This post is overdue by a week. On Sunday, May 30’s reflection, I spoke about this reading:
Brothers and sisters: For those who are led by the Spirit of God are sons of God.
For you did not receive a spirit of slavery to fall back into fear, but you received a Spirit of adoption,
through whom we cry, “Abba, Father!” The Spirit himself bears witness with our spirit that we are children of God, and if children, then heirs, heirs of God and joint heirs with Christ, if only we suffer with him so that we may also be glorified with him. Romans 8:14-18
I talked specifically about suffering as Jesus did; without complaining, fully united to the Father’s will, knowing it was for the good of all.
I want to suffer well, no whining or complaining, having interior peace and exterior calm. I fall short. How? Well, I don’t like to suffer alone. For example, if I am doing housework I expect the people who live with me to be doing it as well. There are other subtle ways we don’t suffer well. Maybe we want others to notice our hard work, so we talk about how hot it was while mowing the lawn. Some people suffer with loud sighing and eye rolling.
Now, I think it is fine to talk to a trusted friend or spouse about your troubles or hurts, but when we tell everyone about it, repeatedly – that’s not helpful. And if you need help asking for it simply and clearly will usually get you better results than suffering in silence with a difficult problem or something you need help with. In life, there is suffering. Some of it is because of the human condition, or we might take on others’ problems in unhealthy ways or fail to act appropriately. Sadly, there is also suffering inflicted upon us by others; this should not be ignored or excused. No one has the right to harm you. The notion of suffering well does not apply in those circumstances.
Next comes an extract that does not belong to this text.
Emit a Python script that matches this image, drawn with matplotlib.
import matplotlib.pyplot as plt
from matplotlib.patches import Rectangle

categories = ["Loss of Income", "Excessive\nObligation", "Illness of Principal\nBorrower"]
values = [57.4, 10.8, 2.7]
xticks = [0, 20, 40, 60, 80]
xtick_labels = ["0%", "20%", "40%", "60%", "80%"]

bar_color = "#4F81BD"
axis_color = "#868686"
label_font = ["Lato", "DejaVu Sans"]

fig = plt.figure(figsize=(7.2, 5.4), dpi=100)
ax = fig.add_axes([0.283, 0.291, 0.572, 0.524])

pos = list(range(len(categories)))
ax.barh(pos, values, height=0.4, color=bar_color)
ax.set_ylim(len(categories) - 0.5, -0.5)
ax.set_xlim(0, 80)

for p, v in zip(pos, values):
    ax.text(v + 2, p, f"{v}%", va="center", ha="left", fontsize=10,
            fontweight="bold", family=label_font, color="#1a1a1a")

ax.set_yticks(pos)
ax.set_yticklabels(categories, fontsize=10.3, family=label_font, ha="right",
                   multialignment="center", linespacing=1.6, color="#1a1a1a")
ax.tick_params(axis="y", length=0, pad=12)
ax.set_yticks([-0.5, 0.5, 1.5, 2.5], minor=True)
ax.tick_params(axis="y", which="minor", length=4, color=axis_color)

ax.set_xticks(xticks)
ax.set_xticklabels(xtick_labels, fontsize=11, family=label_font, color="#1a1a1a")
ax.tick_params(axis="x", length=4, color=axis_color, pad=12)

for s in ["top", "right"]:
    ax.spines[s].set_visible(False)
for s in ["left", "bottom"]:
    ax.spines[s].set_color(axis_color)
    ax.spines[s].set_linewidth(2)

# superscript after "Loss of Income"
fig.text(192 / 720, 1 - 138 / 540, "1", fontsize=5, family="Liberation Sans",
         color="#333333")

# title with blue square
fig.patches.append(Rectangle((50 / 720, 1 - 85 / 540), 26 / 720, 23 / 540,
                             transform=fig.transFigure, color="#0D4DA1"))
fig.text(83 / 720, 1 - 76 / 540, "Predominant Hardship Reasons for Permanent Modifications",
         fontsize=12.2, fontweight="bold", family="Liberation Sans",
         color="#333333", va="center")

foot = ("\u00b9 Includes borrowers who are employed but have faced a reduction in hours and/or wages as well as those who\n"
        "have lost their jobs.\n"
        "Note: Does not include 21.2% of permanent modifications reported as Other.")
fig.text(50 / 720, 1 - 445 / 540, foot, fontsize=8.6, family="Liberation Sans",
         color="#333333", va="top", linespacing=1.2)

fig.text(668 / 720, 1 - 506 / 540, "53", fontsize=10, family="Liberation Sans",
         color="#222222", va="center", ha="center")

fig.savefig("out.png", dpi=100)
When Jesus suffers in his passion and death, he does so with full knowledge of what it will cost him. He takes on the suffering out of love for us. In our own lives, if we can take the sufferings of our life and bear them as he did then we can move forward in our life. Sometimes, it means we do need to stop complaining. It means putting our problems in perspective and not focusing only on the problem. This is where the phrase, “whatever you focus on grows” can be helpful. Change your focus to how you can solve the problem, rather than bemoaning it.
Ultimately, our suffering can help us grow in learning to follow God’s will and draw us closer to Christ if we make an effort to emulate Christ.